Adopting the best management practices of the corporate sector, the central government has introduced new parameters for the ministries and bureaucrats to evaluate their performance once every three months, instead of an annually, on the targets they list.
Just like Key Result Areas (KRA) in corporate sector, each bureaucrat, director level and above, will have to set a performance target and indicators to be achieved in three months — short term, and one year — long term.
The overall KRAs and Key Performance Indicators (KPI) for a ministry will be decided by the secretary in-charge on the similar pattern and submitted to cabinet secretariat for continuous evaluation.
“We are now putting up targets which are achievable,” said a senior IAS officer in a central government ministry. Many government departments gave exaggerated targets, as failure to achieve them did not result in any negative marking on the annual career reports of the officials.
‘If the boss was happy, one got a good annual appraisal. That is not the case anymore. The new performance format, called Result Framework Document (RFD) approved by Prime Minister Manmohan Singh has put the onus of evaluating performance of the 84 central government ministers with the newly created Performance Management unit in the cabinet secretariat.
A secretary will evaluate performance based on KRAs and KPIs of his subordinate officers whereas the cabinet secretariat will judge every secretary’s performance based on the RFD.
“A report of the committee on government performance (based on RFDs) will be submitted to Prime Minister and subsequently the cabinet will be apprised of the evaluation of the performance of each ministry,” said a circular issued by Cabinet Secretary K.M. Chandrashekhar.
The performance of ministries and bureaucrats will be evaluated on a five-point scale with 60 per cent being poor to 100 percent being excellent. “The ones which achieve the target will get 100 and while rest will get a score depending on the gap between target listed and achieved,” a senior government official said.

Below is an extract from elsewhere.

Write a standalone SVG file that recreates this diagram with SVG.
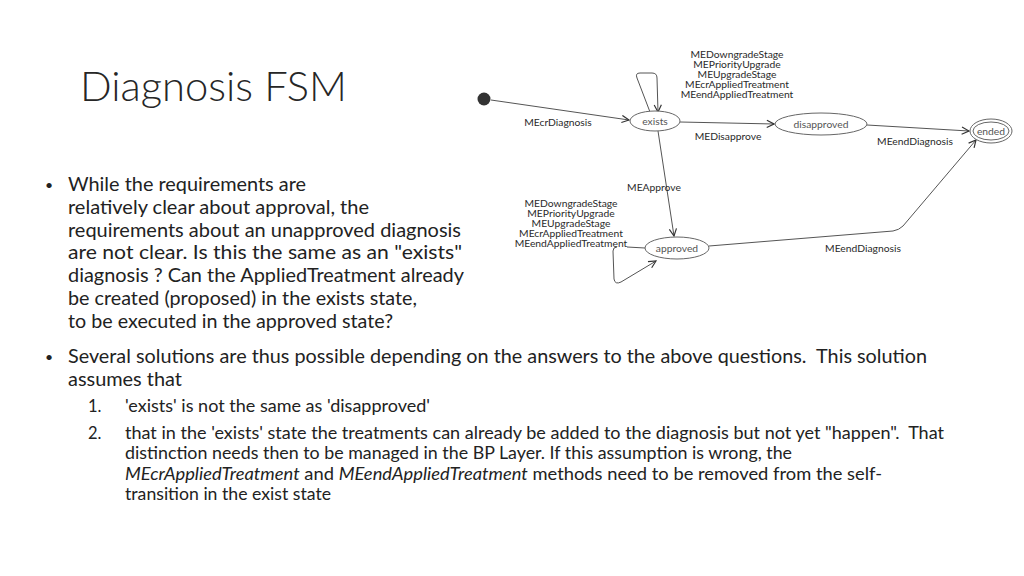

A big shift in the RFD, based on best international management practices in institutions such as World Bank and International Monetary Fund, is from the government practice of evaluating performance based on financial expenditure in a financial year to the outcome of the expenditure.
For instance, the shipping ministry will have to list cabinet notes it will circulate for the ports and related sectors and how much additional capacity in ports will be created.
Similarly, the information and broadcasting ministry will have to say the number of Public Information Campaigns it will conduct and the Human Resources Development ministry, the number of schools it will construct.
“The score will be based on the number of schools actually constructed in a stipulated period, rather than on the fund released for construction. It will mean departments will have to pursue the projects till the logical end,” the official said.
Most government departments try to spend money in the last few months of a financial year to show good performance without bothering to find out how the money was utilised.
In the first evaluation just completed, information and broadcasting ministry, road and transport and highways and health and family welfare had got poor score, whereas culture ministry has got good, power, higher education and civil aviation very good. Remaining ministries have been rated excellent.